En France, Joan Didion est surtout connue pour L’Année de la pensée magique (Grasset, 2007), son grand texte sur la mort de son mari. Mais ce pour quoi on l’admire tout particulièrement dans les pays anglo-saxons, ce sont ses essais et chroniques au long cours. C’est dans cette veine que s’inscrit Sud & Ouest. Il s’agit de deux carnets écrits dans les années 1970 et restés inédits à ce jour – du « Didion vintage ». L’un porte sur une virée dans le Sud, l’autre (une quinzaine de pages seulement) sur la Californie.

Les notes ont beau être jetées sur le papier, parfois sans lien et encore à l’état d’ébauche, force est de constater que Didion épingle tout : l’atmosphère de désintégration, le « fatalisme propre à La Nouvelle-Orléans », l’héritage féodal des planteurs, les sycomores, les crotales, les gens « passés maîtres dans l’art de l’immobilité », tout. Et derrière ça, le racisme, les lynchages et les bains de sang, bref, l’histoire tragique de ces Etats passe en filigrane.
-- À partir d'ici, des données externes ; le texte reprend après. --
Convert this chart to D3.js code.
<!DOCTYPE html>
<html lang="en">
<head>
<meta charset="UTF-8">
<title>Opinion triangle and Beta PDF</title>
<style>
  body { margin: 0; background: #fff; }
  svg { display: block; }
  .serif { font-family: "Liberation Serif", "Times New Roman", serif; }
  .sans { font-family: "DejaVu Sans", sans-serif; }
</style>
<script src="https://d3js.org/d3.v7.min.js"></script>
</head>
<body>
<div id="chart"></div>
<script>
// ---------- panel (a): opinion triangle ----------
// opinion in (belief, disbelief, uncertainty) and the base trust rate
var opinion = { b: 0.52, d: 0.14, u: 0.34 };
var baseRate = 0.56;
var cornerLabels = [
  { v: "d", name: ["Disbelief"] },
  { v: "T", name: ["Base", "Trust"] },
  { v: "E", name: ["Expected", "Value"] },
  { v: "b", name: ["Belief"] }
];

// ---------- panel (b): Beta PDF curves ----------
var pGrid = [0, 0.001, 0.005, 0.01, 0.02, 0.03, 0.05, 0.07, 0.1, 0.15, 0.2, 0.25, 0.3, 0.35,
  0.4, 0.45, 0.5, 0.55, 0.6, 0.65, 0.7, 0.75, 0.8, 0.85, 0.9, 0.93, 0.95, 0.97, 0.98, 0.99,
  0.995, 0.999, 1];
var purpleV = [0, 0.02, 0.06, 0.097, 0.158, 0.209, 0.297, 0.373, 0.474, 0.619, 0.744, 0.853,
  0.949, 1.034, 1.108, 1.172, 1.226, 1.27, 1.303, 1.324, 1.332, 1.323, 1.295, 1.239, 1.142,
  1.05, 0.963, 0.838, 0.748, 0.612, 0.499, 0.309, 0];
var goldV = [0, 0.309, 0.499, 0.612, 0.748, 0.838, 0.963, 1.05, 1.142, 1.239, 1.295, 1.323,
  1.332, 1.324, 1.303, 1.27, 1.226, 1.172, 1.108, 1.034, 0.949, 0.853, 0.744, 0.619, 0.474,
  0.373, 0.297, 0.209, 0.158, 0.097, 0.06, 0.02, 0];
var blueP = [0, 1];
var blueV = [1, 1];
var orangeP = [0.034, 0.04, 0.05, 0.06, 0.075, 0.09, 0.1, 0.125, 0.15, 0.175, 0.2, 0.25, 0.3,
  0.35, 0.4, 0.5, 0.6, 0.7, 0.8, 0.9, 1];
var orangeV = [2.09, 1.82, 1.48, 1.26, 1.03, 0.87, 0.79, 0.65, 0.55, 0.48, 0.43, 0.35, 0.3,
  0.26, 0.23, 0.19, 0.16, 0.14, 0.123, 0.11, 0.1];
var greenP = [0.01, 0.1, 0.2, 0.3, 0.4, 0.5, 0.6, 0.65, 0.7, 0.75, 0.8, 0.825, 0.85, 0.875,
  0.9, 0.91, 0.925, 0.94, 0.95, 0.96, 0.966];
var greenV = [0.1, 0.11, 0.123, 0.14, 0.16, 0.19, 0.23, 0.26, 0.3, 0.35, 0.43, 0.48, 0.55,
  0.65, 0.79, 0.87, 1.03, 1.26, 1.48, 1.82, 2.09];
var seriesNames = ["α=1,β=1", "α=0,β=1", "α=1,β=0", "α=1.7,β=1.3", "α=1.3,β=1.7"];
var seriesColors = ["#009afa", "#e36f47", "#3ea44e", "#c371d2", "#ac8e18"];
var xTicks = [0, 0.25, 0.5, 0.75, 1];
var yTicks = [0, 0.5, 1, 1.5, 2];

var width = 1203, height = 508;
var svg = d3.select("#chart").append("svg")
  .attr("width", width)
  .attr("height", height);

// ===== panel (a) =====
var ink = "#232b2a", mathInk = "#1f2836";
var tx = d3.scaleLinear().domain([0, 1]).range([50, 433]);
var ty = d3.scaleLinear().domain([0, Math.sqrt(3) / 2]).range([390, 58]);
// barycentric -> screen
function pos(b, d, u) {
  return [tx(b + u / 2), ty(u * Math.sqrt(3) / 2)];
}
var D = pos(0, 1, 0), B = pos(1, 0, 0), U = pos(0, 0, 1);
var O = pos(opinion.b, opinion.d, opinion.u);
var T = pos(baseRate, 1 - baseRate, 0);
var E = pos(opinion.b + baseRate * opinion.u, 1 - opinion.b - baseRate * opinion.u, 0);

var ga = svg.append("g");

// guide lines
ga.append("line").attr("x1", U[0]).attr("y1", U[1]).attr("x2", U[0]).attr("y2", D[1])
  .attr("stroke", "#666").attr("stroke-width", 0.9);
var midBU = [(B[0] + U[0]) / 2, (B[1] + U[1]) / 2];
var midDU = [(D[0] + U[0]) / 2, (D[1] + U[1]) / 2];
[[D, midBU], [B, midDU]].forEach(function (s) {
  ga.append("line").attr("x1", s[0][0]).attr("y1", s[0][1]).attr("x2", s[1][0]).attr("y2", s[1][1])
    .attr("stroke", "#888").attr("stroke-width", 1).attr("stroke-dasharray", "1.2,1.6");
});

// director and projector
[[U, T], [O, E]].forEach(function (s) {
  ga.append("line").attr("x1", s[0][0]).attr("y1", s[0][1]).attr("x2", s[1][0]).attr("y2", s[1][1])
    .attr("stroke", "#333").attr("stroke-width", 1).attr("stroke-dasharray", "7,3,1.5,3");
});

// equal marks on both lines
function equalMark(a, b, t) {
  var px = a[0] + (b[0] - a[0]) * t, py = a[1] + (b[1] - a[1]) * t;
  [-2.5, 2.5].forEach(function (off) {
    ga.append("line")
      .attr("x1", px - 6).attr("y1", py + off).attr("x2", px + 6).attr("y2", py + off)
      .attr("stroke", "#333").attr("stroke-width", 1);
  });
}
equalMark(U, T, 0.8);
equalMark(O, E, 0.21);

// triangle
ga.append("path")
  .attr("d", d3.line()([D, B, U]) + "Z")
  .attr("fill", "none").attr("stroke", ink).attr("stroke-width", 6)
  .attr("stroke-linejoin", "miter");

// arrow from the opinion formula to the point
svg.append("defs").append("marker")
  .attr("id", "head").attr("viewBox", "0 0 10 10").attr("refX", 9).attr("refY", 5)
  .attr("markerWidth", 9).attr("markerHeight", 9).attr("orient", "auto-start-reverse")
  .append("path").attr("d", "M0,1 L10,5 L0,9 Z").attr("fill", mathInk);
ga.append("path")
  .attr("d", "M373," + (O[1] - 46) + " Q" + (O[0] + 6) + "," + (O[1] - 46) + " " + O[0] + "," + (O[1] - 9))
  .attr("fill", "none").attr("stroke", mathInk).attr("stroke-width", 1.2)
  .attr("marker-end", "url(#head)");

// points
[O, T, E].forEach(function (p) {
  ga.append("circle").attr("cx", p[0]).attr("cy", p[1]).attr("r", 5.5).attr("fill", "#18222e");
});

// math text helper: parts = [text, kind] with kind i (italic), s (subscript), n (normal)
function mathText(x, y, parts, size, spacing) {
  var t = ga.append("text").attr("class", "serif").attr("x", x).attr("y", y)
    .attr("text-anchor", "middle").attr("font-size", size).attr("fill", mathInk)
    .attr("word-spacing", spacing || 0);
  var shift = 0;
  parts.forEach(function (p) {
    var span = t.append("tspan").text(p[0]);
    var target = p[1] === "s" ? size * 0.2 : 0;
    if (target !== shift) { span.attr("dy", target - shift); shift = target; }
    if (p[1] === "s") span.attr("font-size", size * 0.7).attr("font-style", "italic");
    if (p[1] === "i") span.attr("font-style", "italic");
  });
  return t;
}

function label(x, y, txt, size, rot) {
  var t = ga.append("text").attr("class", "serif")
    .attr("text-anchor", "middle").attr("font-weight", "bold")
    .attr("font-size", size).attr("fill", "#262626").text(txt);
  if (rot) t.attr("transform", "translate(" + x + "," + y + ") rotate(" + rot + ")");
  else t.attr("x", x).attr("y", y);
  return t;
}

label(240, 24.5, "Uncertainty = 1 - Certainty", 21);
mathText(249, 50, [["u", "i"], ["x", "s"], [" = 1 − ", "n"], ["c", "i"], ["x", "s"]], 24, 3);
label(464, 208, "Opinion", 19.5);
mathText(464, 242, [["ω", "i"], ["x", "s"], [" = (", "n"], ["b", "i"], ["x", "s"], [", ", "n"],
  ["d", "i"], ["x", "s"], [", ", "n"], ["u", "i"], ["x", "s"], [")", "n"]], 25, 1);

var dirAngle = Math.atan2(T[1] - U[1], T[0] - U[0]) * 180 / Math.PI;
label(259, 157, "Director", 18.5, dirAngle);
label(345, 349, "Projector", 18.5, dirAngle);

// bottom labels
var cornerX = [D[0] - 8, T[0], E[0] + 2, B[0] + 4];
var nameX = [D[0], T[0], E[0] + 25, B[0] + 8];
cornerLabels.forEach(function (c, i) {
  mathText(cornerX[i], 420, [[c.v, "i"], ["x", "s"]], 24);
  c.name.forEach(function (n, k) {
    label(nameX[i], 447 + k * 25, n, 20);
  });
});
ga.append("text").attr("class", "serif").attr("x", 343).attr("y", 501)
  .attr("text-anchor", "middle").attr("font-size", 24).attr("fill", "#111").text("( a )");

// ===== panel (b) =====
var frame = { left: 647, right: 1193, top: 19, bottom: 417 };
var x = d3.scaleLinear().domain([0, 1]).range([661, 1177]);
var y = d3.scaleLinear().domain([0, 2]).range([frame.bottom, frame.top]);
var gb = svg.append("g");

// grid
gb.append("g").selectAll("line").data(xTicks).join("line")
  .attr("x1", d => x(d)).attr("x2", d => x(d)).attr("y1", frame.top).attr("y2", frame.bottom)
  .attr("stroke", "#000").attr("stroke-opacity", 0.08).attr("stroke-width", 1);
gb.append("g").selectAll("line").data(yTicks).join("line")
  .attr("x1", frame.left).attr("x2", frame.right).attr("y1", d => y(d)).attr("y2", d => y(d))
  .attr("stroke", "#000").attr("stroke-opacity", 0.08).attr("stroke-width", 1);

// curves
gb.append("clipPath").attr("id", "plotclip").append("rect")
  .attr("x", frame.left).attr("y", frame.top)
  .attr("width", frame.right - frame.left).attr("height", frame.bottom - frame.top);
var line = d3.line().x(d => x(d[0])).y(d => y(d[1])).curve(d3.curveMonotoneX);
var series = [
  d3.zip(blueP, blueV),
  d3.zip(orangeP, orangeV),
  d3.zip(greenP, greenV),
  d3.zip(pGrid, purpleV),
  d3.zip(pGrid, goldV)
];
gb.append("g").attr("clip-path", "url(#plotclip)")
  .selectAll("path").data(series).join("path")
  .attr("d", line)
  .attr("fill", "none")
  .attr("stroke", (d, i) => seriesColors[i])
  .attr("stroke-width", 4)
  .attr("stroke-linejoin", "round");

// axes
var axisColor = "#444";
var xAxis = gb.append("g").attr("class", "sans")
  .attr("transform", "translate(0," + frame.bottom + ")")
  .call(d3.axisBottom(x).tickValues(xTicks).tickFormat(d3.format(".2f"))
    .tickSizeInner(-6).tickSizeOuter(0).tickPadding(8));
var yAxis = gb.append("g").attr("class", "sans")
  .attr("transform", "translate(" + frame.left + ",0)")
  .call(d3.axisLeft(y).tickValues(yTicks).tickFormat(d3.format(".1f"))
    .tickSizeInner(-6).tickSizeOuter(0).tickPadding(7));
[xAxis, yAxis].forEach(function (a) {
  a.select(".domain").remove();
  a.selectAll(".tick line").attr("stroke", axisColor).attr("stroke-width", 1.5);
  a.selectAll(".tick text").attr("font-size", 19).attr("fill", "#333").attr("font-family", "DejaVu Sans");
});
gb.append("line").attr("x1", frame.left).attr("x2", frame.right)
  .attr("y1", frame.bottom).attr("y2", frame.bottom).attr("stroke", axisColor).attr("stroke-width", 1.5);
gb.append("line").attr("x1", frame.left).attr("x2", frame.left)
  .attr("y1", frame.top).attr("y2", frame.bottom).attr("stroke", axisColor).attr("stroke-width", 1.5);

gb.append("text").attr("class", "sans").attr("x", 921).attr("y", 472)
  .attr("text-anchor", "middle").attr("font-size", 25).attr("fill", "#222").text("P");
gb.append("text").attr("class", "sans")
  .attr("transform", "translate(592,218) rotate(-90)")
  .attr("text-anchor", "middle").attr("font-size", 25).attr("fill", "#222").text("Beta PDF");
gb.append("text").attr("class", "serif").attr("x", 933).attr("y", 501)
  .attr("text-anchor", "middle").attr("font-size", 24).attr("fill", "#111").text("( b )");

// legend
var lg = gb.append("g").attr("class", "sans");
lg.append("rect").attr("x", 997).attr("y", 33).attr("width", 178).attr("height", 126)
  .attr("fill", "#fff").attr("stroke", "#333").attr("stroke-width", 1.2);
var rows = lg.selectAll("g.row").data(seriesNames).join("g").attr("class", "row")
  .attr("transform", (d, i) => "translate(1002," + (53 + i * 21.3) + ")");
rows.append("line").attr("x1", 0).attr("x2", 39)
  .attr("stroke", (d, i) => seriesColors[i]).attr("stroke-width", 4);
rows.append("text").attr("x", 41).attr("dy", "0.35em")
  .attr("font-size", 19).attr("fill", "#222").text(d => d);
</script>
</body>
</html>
Même dans ces bribes de notes, il y a quelque chose d’étonnant. C’est ce que Didion ressent et surtout pressent. Contrairement à la Californie, le passé n’est jamais passé dans le Sud des Etats-Unis. Tout ce qu’on connaît aujourd’hui – le suprématisme blanc, le Ku Klux Klan… – était palpable, pour l’écrivaine-sismographe, dès son époque. Les années 1960, déjà, ressemblaient furieusement à l’avenir. Florence Noiville

Sud & Ouest (South and West), de Joan Didion, traduit de l’anglais (Etats-Unis) par Valérie Malfoy, Grasset, « En lettres d’ancre », 160 p., 15 €.